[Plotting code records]
※
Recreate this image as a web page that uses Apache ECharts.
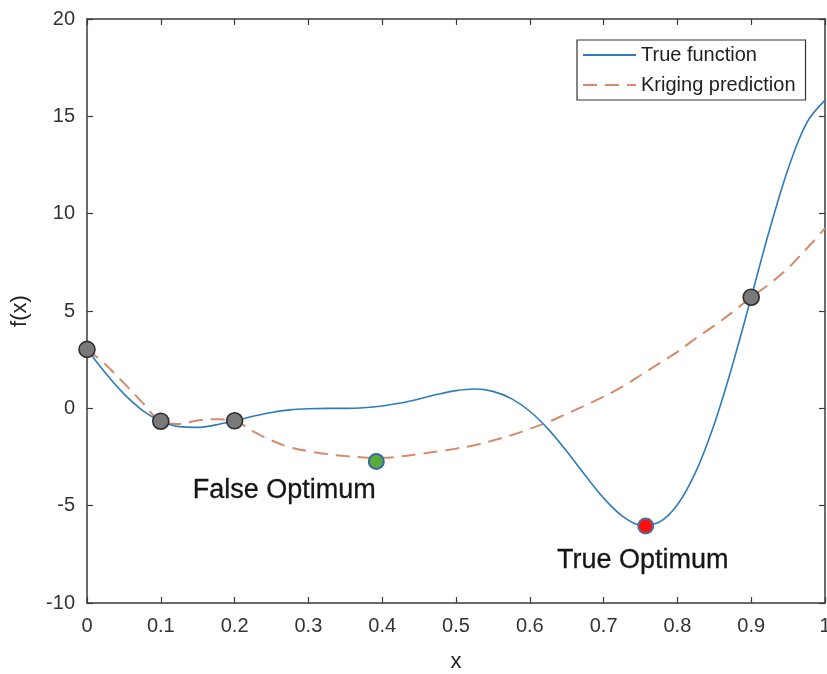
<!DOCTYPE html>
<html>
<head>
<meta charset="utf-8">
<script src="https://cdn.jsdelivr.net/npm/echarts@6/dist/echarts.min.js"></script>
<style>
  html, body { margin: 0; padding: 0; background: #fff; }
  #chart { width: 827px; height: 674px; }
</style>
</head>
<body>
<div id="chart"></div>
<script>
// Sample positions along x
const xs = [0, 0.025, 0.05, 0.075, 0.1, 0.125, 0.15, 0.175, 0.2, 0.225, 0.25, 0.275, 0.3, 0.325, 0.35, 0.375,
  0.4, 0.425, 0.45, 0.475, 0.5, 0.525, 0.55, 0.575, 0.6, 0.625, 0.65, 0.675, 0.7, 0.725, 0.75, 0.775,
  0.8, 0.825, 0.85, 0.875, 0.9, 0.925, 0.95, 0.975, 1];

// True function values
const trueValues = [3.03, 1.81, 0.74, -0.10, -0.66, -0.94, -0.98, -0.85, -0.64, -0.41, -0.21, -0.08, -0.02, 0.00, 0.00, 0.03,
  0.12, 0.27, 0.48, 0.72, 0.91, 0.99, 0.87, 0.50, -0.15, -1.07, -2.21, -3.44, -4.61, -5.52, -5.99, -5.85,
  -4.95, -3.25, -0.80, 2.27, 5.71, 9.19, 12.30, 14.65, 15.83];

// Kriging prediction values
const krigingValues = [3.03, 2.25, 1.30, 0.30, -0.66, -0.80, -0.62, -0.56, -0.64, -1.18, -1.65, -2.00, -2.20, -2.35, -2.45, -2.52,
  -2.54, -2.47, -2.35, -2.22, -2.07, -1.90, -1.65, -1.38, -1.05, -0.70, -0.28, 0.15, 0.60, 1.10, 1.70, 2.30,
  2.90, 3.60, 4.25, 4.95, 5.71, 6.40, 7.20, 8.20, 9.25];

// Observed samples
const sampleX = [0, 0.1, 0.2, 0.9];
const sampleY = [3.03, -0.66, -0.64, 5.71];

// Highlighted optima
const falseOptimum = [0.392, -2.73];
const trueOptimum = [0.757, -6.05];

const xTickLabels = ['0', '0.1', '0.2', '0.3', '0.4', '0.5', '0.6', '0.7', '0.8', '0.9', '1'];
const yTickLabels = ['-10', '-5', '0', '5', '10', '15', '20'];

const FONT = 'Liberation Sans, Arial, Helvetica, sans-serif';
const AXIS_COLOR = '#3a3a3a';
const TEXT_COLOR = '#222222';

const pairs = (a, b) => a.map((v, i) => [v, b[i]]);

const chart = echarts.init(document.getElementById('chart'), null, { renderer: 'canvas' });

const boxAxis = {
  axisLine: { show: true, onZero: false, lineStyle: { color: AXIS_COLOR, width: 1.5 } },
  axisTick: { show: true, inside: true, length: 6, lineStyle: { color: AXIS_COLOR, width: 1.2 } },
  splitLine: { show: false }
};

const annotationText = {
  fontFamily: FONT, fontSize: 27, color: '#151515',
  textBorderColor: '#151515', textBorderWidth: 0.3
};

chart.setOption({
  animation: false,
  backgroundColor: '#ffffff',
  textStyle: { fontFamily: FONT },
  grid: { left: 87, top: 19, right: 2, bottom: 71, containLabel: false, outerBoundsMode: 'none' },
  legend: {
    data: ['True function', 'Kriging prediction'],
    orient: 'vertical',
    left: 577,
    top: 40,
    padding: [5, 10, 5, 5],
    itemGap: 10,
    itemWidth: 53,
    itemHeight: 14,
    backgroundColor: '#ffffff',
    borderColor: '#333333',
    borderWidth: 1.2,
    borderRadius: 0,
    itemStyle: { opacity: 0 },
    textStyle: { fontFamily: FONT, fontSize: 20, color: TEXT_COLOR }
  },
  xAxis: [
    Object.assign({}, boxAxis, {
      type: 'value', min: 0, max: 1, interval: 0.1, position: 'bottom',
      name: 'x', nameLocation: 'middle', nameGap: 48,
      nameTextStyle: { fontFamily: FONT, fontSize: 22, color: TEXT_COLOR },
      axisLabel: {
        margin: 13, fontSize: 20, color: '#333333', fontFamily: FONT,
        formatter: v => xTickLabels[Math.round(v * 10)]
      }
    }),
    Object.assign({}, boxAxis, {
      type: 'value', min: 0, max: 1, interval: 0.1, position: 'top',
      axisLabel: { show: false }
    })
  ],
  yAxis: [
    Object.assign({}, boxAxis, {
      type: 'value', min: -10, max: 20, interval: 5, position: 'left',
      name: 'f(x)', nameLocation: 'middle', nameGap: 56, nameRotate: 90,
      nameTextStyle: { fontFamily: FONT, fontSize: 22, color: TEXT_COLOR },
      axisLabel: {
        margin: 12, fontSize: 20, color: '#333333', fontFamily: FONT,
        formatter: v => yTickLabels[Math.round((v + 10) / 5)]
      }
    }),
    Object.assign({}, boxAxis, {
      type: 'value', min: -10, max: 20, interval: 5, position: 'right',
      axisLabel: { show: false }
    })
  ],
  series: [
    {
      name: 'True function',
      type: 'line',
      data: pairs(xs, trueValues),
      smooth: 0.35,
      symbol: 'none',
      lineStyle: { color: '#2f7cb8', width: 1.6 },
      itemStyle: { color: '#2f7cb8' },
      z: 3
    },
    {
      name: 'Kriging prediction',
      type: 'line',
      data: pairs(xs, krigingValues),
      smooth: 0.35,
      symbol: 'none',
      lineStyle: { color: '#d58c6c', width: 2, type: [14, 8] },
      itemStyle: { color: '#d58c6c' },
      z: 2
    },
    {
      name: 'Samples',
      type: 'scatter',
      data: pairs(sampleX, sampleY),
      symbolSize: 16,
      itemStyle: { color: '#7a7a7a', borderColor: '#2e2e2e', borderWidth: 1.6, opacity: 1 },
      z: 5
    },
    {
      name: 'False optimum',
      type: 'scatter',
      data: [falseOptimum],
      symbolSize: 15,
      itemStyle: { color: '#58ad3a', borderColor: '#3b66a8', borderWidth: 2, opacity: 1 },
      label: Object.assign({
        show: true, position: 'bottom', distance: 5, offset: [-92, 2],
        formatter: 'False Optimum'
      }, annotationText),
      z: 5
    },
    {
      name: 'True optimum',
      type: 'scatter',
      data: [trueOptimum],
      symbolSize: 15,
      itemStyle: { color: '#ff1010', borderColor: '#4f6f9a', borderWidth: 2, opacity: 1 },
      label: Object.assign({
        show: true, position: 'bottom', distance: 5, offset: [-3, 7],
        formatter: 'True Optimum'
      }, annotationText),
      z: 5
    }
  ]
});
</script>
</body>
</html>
※
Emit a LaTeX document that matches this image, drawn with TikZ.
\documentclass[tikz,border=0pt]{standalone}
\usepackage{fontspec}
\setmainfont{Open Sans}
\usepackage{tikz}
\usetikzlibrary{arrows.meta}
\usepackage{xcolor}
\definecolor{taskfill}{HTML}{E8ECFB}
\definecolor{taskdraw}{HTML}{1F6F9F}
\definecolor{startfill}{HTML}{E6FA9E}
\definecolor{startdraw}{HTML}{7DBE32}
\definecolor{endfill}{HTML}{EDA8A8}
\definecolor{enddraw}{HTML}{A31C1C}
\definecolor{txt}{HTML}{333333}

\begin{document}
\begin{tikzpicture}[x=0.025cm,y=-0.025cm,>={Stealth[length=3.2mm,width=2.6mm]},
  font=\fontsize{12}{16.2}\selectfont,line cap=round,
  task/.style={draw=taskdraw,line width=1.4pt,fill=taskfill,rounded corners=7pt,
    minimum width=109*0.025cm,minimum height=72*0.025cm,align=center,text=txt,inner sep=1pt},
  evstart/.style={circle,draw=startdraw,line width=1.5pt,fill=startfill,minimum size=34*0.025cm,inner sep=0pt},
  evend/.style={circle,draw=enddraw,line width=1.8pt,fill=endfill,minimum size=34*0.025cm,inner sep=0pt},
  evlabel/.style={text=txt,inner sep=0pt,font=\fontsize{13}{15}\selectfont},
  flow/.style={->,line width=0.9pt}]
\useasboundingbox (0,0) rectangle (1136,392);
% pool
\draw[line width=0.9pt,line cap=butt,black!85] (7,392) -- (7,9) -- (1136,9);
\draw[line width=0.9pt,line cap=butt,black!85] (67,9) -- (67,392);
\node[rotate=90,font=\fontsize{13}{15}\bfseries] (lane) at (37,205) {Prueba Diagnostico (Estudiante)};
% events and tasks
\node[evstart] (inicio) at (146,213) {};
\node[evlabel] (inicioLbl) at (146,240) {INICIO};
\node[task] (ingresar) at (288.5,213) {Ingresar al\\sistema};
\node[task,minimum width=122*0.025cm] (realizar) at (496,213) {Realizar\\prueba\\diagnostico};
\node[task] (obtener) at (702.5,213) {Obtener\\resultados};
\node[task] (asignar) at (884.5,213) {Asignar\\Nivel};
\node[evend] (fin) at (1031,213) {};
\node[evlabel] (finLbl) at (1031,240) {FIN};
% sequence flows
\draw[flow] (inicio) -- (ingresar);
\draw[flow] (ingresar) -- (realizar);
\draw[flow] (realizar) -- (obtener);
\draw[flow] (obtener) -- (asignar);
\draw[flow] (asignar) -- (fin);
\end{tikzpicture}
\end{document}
※
* Requirement: Make an exact copy of the lines from the one that contains "Recreate this image" through the one that contains "-4.95, -3.25, -0.80, 2.27, 5.71, 9.19, 12.30, 14.65, 15.83];", both included, and no other lines. Pictures are skipped.

* Answer to this problem:
Recreate this image as a web page that uses Apache ECharts.
<!DOCTYPE html>
<html>
<head>
<meta charset="utf-8">
<script src="https://cdn.jsdelivr.net/npm/echarts@6/dist/echarts.min.js"></script>
<style>
  html, body { margin: 0; padding: 0; background: #fff; }
  #chart { width: 827px; height: 674px; }
</style>
</head>
<body>
<div id="chart"></div>
<script>
// Sample positions along x
const xs = [0, 0.025, 0.05, 0.075, 0.1, 0.125, 0.15, 0.175, 0.2, 0.225, 0.25, 0.275, 0.3, 0.325, 0.35, 0.375,
  0.4, 0.425, 0.45, 0.475, 0.5, 0.525, 0.55, 0.575, 0.6, 0.625, 0.65, 0.675, 0.7, 0.725, 0.75, 0.775,
  0.8, 0.825, 0.85, 0.875, 0.9, 0.925, 0.95, 0.975, 1];

// True function values
const trueValues = [3.03, 1.81, 0.74, -0.10, -0.66, -0.94, -0.98, -0.85, -0.64, -0.41, -0.21, -0.08, -0.02, 0.00, 0.00, 0.03,
  0.12, 0.27, 0.48, 0.72, 0.91, 0.99, 0.87, 0.50, -0.15, -1.07, -2.21, -3.44, -4.61, -5.52, -5.99, -5.85,
  -4.95, -3.25, -0.80, 2.27, 5.71, 9.19, 12.30, 14.65, 15.83];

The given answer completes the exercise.